Now that the dust is starting to settle on earnings season, it’s time to reexamine Block (NYSE:SQ). A significant amount of volatility has marked SQ stock, especially after its name change from Square, a move that reflects its growing interest in the blockchain space.
It launched its first product in 2009: Square, an application that allows users to take credit card payments with a tablet or phone. Since then, Block has expanded into many different areas. Its success can be attributed to its innovative payment solutions for both businesses and consumers, plus its focus on community and customer service.
Despite its substantial success, there are still some that look at the company with concern. For one thing, blockchain is still a new and volatile space. Investors are also concerned about geopolitical tensions and interest rate hikes, so they’re retreating to safer stocks.
However, based on three factors ranging from the balance sheet to its executive board, Block offers great upside at the moment. It comfortably surpassed analyst estimates in the fourth quarter and its shares soared. After a few weeks, SQ stock has cooled, so it’s time to add to your position.
Jack Dorsey and His Crypto Ambitions
Blockchain is revolutionizing the financial sector. Companies and organizations use it to create decentralized networks that are transparent, scalable and efficient.
It can change how we think about financial transactions in a world where trust is at its lowest. Developers can also use blockchain to make other industries more efficient and secure. The future of blockchain is still uncertain, but it’s becoming increasingly popular for businesses to use it for their operations.
Jack Dorsey is a long-time blockchain enthusiast who has been named one of the most influential people in the industry. He stepped down from his role as CEO of Twitter (NYSE:TWTR) to work more closely on the concept.
Dorsey’s work has led to some of the most innovative and influential products that we use today. Much like Elon Musk of Tesla (NASDAQ:TSLA), he is iconic and investors pay attention to his moves. The fact he has put his weight behind Block means something to Wall Street.
Block’s All-in-One Financial Ecosystem
The rise of digital financial apps has brought about a new era in financial technology (fintech). Block addresses these needs with divisions including Square, Cash App, music-streaming service Tidal and TBD, which will focus on cryptocurrency.
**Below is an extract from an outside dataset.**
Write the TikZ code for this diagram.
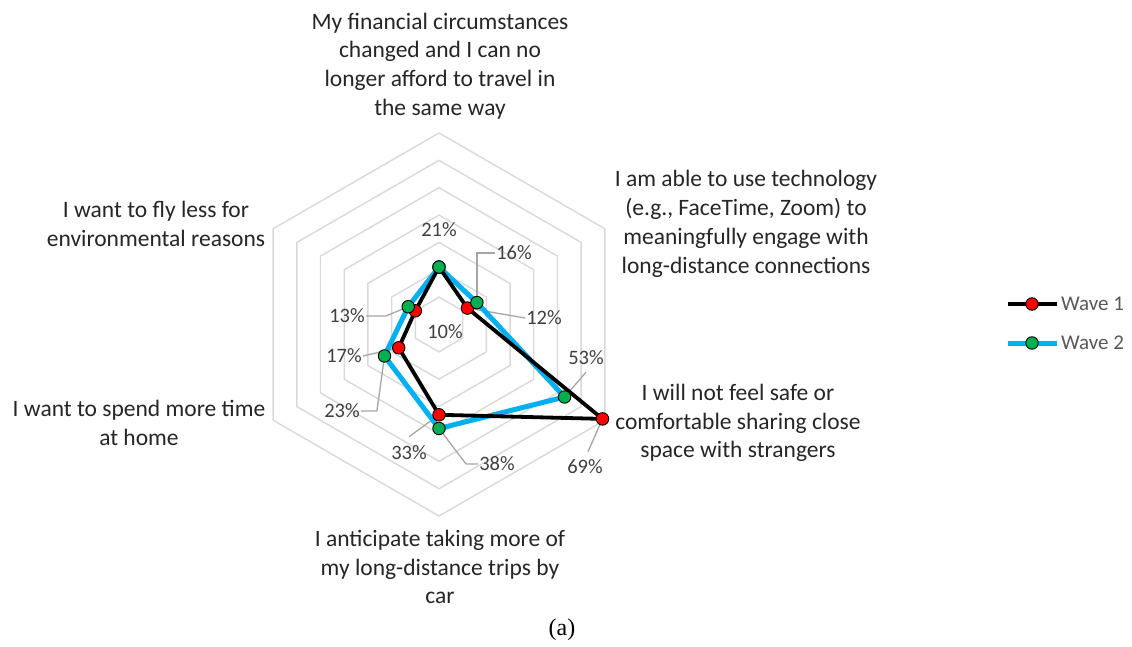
\documentclass[tikz,border=0pt]{standalone}
\usepackage{fontspec}
\setmainfont{Carlito}
\newfontfamily\capfont{Liberation Serif}
\definecolor{gridc}{HTML}{D9D9D9}
\definecolor{leadc}{HTML}{A6A6A6}
\definecolor{txtc}{HTML}{262626}
\definecolor{pctc}{HTML}{404040}
\definecolor{legc}{HTML}{595959}
\definecolor{wblue}{HTML}{00B0F0}
\definecolor{mred}{HTML}{FF0000}
\definecolor{mgreen}{HTML}{00B050}
\begin{document}
\begin{tikzpicture}[x=1pt,y=-1pt,
  gridline/.style={draw=gridc, line width=1.4pt, line join=miter},
  cat/.style={align=center, font=\fontsize{23.5}{28.8}\selectfont, text=txtc, inner sep=0pt},
  pct/.style={font=\fontsize{20.5}{22}\selectfont, text=pctc, inner sep=1pt},
  lead/.style={draw=leadc, line width=1.3pt},
  wone/.style={draw=black, line width=3.8pt, line join=round},
  wtwo/.style={draw=wblue, line width=5pt, line join=round},
  mone/.style={circle, fill=mred, draw=black, line width=0.9pt, minimum size=12.5pt, inner sep=0pt},
  mtwo/.style={circle, fill=mgreen, draw=black, line width=0.9pt, minimum size=12.5pt, inner sep=0pt},
  leg/.style={font=\fontsize{21}{24}\selectfont, text=legc, inner sep=0pt, anchor=west}]
\useasboundingbox (0,0) rectangle (1132,647);
\fill[white] (0,0) rectangle (1132,647);
\def\kk{2.736}
\begin{scope}[shift={(439,324.5)}]
  \foreach \i in {1,...,7}
    \draw[gridline] (-90:{\i*10*\kk}) -- (-30:{\i*10*\kk}) -- (30:{\i*10*\kk}) -- (90:{\i*10*\kk}) -- (150:{\i*10*\kk}) -- (210:{\i*10*\kk}) -- cycle;
  % wave 1
  \coordinate (a1) at (-90:{21*\kk});
  \coordinate (a2) at (-30:{12*\kk});
  \coordinate (a3) at (30:{69*\kk});
  \coordinate (a4) at (90:{33*\kk});
  \coordinate (a5) at (150:{17*\kk});
  \coordinate (a6) at (210:{10*\kk});
  % wave 2
  \coordinate (b1) at (-90:{21*\kk});
  \coordinate (b2) at (-30:{16*\kk});
  \coordinate (b3) at (30:{53*\kk});
  \coordinate (b4) at (90:{38*\kk});
  \coordinate (b5) at (150:{23*\kk});
  \coordinate (b6) at (210:{13*\kk});
\end{scope}

% category labels
\node[cat] (c1) at (440,66) {My financial circumstances\\changed and I can no\\longer afford to travel in\\the same way};
\node[cat] (c2) at (746,224) {I am able to use technology\\(e.g., FaceTime, Zoom) to\\meaningfully engage with\\long-distance connections};
\node[cat] (c3) at (738,423) {I will not feel safe or\\comfortable sharing close\\space with strangers};
\node[cat] (c4) at (440,567) {I anticipate taking more of\\my long-distance trips by\\car};
\node[cat] (c5) at (139,423) {I want to spend more time\\at home};
\node[cat] (c6) at (156,224) {I want to fly less for\\environmental reasons};

% percentage labels
\node[pct] (p21) at (439,230) {21\%};
\node[pct] (p16) at (514,253) {16\%};
\node[pct] (p12) at (544,318) {12\%};
\node[pct] (p10) at (445,332) {10\%};
\node[pct] (p13) at (347,316) {13\%};
\node[pct] (p17) at (344,356) {17\%};
\node[pct] (p23) at (342,411) {23\%};
\node[pct] (p33) at (409,453) {33\%};
\node[pct] (p38) at (497,464) {38\%};
\node[pct] (p53) at (586,358) {53\%};
\node[pct] (p69) at (585,467) {69\%};

% leader lines
\draw[lead] (p16.west) -| (b2);
\draw[lead] (p12.west) -- (a2);
\draw[lead] (p13.east) -- ++(20,0) -- (b6);
\draw[lead] (p17.east) -- (a5);
\draw[lead] (p23.east) -- ++(16,0) -- (b5);
\draw[lead] ([yshift=8pt]p33.north) -- (a4);
\draw[lead] (p38.west) -- ++(-12,0) -- (b4);
\draw[lead] ([yshift=-6pt]p53.south) -- (b3);
\draw[lead] ([xshift=3pt,yshift=7pt]p69.north) -- (a3);

% series lines
\draw[wtwo] (b1) -- (b2) -- (b3) -- (b4) -- (b5) -- (b6) -- cycle;
\draw[wone] (a1) -- (a2) -- (a3) -- (a4) -- (a5) -- (a6) -- cycle;
% markers
\foreach \p in {a1,a2,a3,a4,a5,a6} \node[mone] (m\p) at (\p) {};
\foreach \p in {b1,b2,b3,b4,b5,b6} \node[mtwo] (m\p) at (\p) {};

% legend
\coordinate (l1s) at (1008,304);
\coordinate (l1e) at (1057,304);
\coordinate (l2s) at (1008,343);
\coordinate (l2e) at (1057,343);
\draw[wone] (l1s) -- (l1e);
\node[mone] (lm1) at (1032,304) {};
\node[leg] (lt1) at (1061,304) {Wave 1};
\draw[wtwo] (l2s) -- (l2e);
\node[mtwo] (lm2) at (1032,343) {};
\node[leg] (lt2) at (1061,343) {Wave 2};

% caption
\node[font=\capfont\fontsize{24}{28}\selectfont, inner sep=0pt] (cap) at (562,630) {(a)};
\end{tikzpicture}
\end{document}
Aforementioned Square is used by small businesses to manage finances, payroll and marketing. Its transaction tools can also help speed up business processes.
Meanwhile, Cash App serves the consumer side. The app allows users to process various types of payments, including credit and debit cards. It also includes a payment method similar to a bank card. Cash App is popular because of its functionality, providing cash transfers, payment cards and accounts.
Cash App usage was off the scale during the pandemic as digital payments became more necessary. In the fourth quarter of 2021, it generated 18% more revenue and 37% higher profits year-over-year (YOY). Although growth is leveling off, it is still progressing at a decent clip.
More Growth Coming for SQ Stock
It’s easy to forget it’s still the early days for Block. It has a long way to go, both in terms of global expansion and product growth. But so far, investors are especially happy about its acquisition of Afterpay, a leader in “Buy Now, Pay Later” (BNPL) payments.
Block hopes Afterpay will create a symbiotic relationship between the financial segments of their business. It wants its apps to grow and maintain this user base while it develops highly specialized services and technology.
There are also tremendous cross-sales opportunities between its products. For example, users can save time by managing all of their installments through Cash App. They can also find BNPL offers without leaving the app through integrated Afterpay.
Cross-sales are a great way to increase revenue and build your brand. They can reach new audiences, attract new customers and positively impact overall profitability.
Finally, the company is increasing its user base by targeting an underserved demographic: teenagers. Traditional banks tend to overlook this group, creating an opportunity for Block. It can lock in these customers at an early stage to help sustain its user base.
SQ Stock Will Not Stay Cheap Forever
The financial ecosystem is getting more complex, making it harder for the average person to keep up with the latest developments. That’s where Block comes in, with several services under one roof.
Valuations for most sectors, including tech, are depressed. But things look optimistic for SQ stock, with some significant growth catalysts likely to be on the horizon soon.
On the publication date, Faizan Farooque did not have (either directly or indirectly) any positions in the securities mentioned in this article. The opinions expressed in this article are those of the writer, subject to the InvestorPlace.com Publishing Guidelines.